For the heck of it, I split out rough laps (this isn’t perfect but just for actual number’s sake) at roughly 8.5 minutes, just going off my spikes for the climb portion, so not actual lap points, but… close enough for our use case here. Normalized in parenthesis.

  1. 176 (177n)
  2. 175 (177n)
  3. 174 (175n)
  4. 169 (170n)
  5. 173 (175n)
  6. 175 (177n)
  7. 165 (177n)
  8. 162 (163n)
  9. 159 (160n)
  10. 166 (168n)
  11. 156 (161n)

Hopefully that breaks out how inconsistent RPs are, and how much pack dynamics affects … everything.

For clarity, this was also doing as good of a job as I could sitting with the bot while testing something else, as seen in my bug report this morning:
Robo Partners don't experience braking in U turns

This was as maximum consistency as possible with this robo partner as one can get in a public world for these data points.

But real life isn’t realistic to Zwift remember! Zwift does its own thing.

The sticky draft you get when trying to overtake others blows out any of the controlled results people do with their solo 300 watt 75kg bots.

Any of those bots are not too realistic because they don’t pedal like real people, we change gears, we have power dips and surges. We might be able to do the same average power over 60 minutes as a the bot, but the way we did that is different - our power is not a dead flat level line.

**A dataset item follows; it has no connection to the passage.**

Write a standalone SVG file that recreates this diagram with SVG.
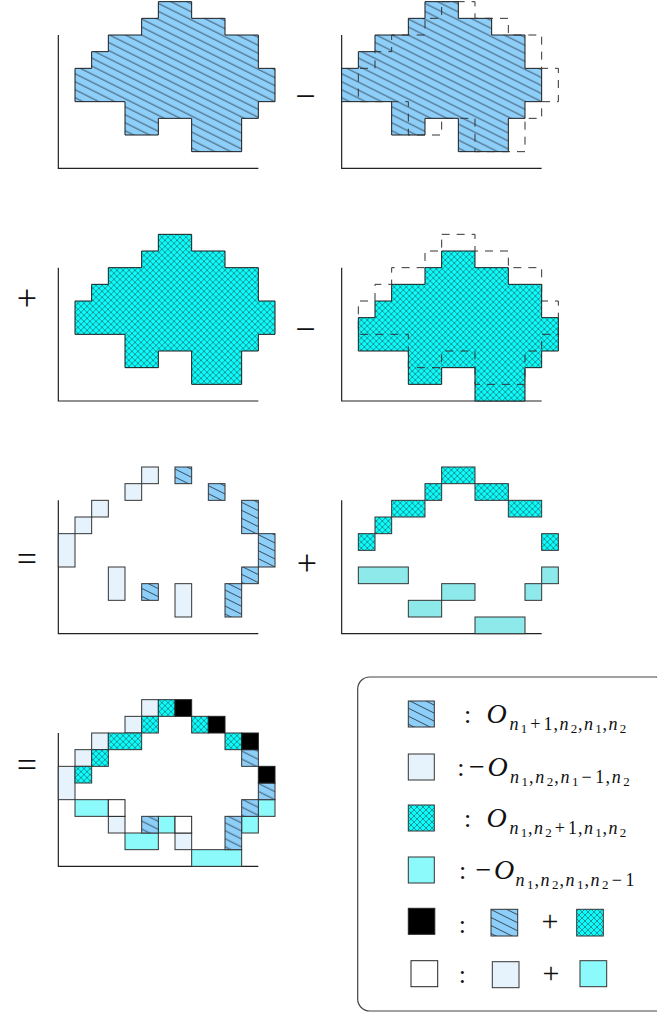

And that’s probably where the sticky draft catches us out.

I assume by now that the RPs are riding upgraded Trons, and many of the blob riding with them have also upgraded their bikes.

If they only ride Tron bikes they will never upgrade them

3 Likes

Unless those robopacers are upgraded already by manual intervention (ie, by script).

We know some of them had halo bikes for a while.

Not so sure about that, it takes I think 8000km to fully upgrade a halo bike. Folks riding normally under their own power won’t do that so quickly.

I have R4000 at level 1 upgrade, and Project 74 about 500km from level 2. But that’s with only about 300-350 per week riding. Some obviously do more, but even at 1000km it’s still taking 8 weeks.